_Exercise_: Leaving out every picture, retype the lines below from the top through the one that contains "ax.patch.set_alpha(0)".

_Supplied material_:
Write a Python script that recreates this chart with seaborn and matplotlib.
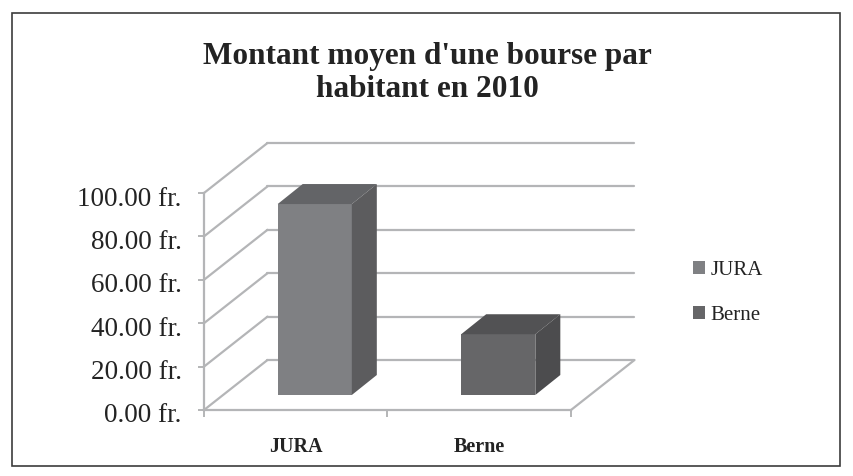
import matplotlib
matplotlib.use("Agg")
import matplotlib.pyplot as plt
import matplotlib.transforms as mtrans
from matplotlib.patches import Polygon, Rectangle
import seaborn as sns

# Data
categories = ["JURA", "Berne"]
values = [88, 28]
y_ticks = [0, 20, 40, 60, 80, 100]
y_labels = ["0.00 fr.", "20.00 fr.", "40.00 fr.", "60.00 fr.", "80.00 fr.", "100.00 fr."]
title = "Montant moyen d'une bourse par\nhabitant en 2010"

# Style
front_colors = ["#7f8083", "#666668"]
top_colors = ["#636467", "#525254"]
side_colors = ["#5c5c5e", "#4c4c4e"]
grid_color = "#b4b5b7"
text_color = "#232323"
W, H = 854, 476

sns.set_theme(style="white")
plt.rcParams["font.family"] = ["Liberation Serif", "DejaVu Serif"]

fig = plt.figure(figsize=(W / 100, H / 100), dpi=100, facecolor="white")
# axes = front plane of the pseudo-3D chart
L, R, T, B = 204, 571, 193, 410
ax = fig.add_axes([L / W, 1 - B / H, (R - L) / W, (B - T) / H])
ax.patch.set_alpha(0)

sns.barplot(x=categories, y=values, hue=categories, palette=front_colors,
            dodge=False, width=0.404, saturation=1, legend=False, ax=ax, zorder=3)
ax.set_xlim(-0.5, 1.5)
ax.set_ylim(0, 100)

# Depth of the scene and of the bars, in data units
x_per_px = 2 / (R - L)
y_per_px = 100 / (B - T)
wall_dx, wall_dy = 63.5 * x_per_px, 50 * y_per_px
bar_dx, bar_dy = 25 * x_per_px, 20 * y_per_px
shift_x, shift_y = 19 * x_per_px, 15 * y_per_px

x0, x1 = ax.get_xlim()
line_kw = dict(color=grid_color, lw=1.6, clip_on=False, solid_capstyle="round")
for v in y_ticks:
    ax.plot([x0, x0 + wall_dx], [v, v + wall_dy], zorder=1, **line_kw)
    ax.plot([x0 + wall_dx, x1 + wall_dx], [v + wall_dy, v + wall_dy], zorder=1, **line_kw)
ax.plot([x1, x1 + wall_dx], [0, wall_dy], zorder=1, **line_kw)

# Extrude the bars drawn by seaborn
bars = list(ax.patches)
for bar, top_c, side_c in zip(bars, top_colors, side_colors):
    bar.set_x(bar.get_x() + shift_x)
    bar.set_y(shift_y)
    bar.set_edgecolor("none")
    bx0, bx1 = bar.get_x(), bar.get_x() + bar.get_width()
    by0, by1 = bar.get_y(), bar.get_y() + bar.get_height()
    ax.add_patch(Polygon([(bx0, by1), (bx1, by1), (bx1 + bar_dx, by1 + bar_dy), (bx0 + bar_dx, by1 + bar_dy)],
                         closed=True, fc=top_c, ec="none", zorder=3, clip_on=False))
    ax.add_patch(Polygon([(bx1, by0), (bx1 + bar_dx, by0 + bar_dy), (bx1 + bar_dx, by1 + bar_dy), (bx1, by1)],
                         closed=True, fc=side_c, ec="none", zorder=3, clip_on=False))

# Axes
sns.despine(ax=ax, top=True, right=True)
for s in ("left", "bottom"):
    ax.spines[s].set_color(grid_color)
    ax.spines[s].set_linewidth(1.6)
ax.set_yticks(y_ticks, y_labels)
ax.tick_params(axis="y", length=4, width=1.4, color=grid_color, pad=12,
               labelsize=19.5, labelcolor=text_color, left=True)
ax.set_xticks(range(len(categories)), categories)
ax.set_xticks([-0.5, 0.5, 1.5], minor=True)
ax.tick_params(axis="x", which="major", length=0, pad=19.5, labelsize=14.5, labelcolor=text_color)
ax.tick_params(axis="x", which="minor", length=5, width=1.4, color=grid_color, bottom=True)
for lab in ax.get_xticklabels():
    lab.set_fontweight("bold")
offset = mtrans.ScaledTranslation(0, -3 / 100, fig.dpi_scale_trans)
for lab in ax.get_yticklabels():
    lab.set_transform(lab.get_transform() + offset)
ax.set_xlabel("")
ax.set_ylabel("")

# Title
fig.text(427 / W, 1 - 73 / H, title, ha="center", va="center", fontsize=22.5, fontweight="bold",
         color=text_color, linespacing=1.2)

# Legend
handles = [Rectangle((0, 0), 1, 1, fc=c, ec="none") for c in front_colors]
fig.legend(handles, categories, loc="center left", bbox_to_anchor=(693 / W, 1 - 293 / H),
           frameon=False, fontsize=15, labelcolor=text_color, handlelength=0.58, handleheight=0.58,
           handletextpad=0.27, labelspacing=1.25, borderpad=0, borderaxespad=0)

# Outer frame
fig.add_artist(Rectangle((12.5 / W, 1 - 465.5 / H), 827.5 / W, 452.5 / H, transform=fig.transFigure,
                         fc="none", ec="#3c3c3c", lw=1.2))

fig.savefig("out.png", dpi=100)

_Solution to the problem_:
Write a Python script that recreates this chart with seaborn and matplotlib.
import matplotlib
matplotlib.use("Agg")
import matplotlib.pyplot as plt
import matplotlib.transforms as mtrans
from matplotlib.patches import Polygon, Rectangle
import seaborn as sns

# Data
categories = ["JURA", "Berne"]
values = [88, 28]
y_ticks = [0, 20, 40, 60, 80, 100]
y_labels = ["0.00 fr.", "20.00 fr.", "40.00 fr.", "60.00 fr.", "80.00 fr.", "100.00 fr."]
title = "Montant moyen d'une bourse par\nhabitant en 2010"

# Style
front_colors = ["#7f8083", "#666668"]
top_colors = ["#636467", "#525254"]
side_colors = ["#5c5c5e", "#4c4c4e"]
grid_color = "#b4b5b7"
text_color = "#232323"
W, H = 854, 476

sns.set_theme(style="white")
plt.rcParams["font.family"] = ["Liberation Serif", "DejaVu Serif"]

fig = plt.figure(figsize=(W / 100, H / 100), dpi=100, facecolor="white")
# axes = front plane of the pseudo-3D chart
L, R, T, B = 204, 571, 193, 410
ax = fig.add_axes([L / W, 1 - B / H, (R - L) / W, (B - T) / H])
ax.patch.set_alpha(0)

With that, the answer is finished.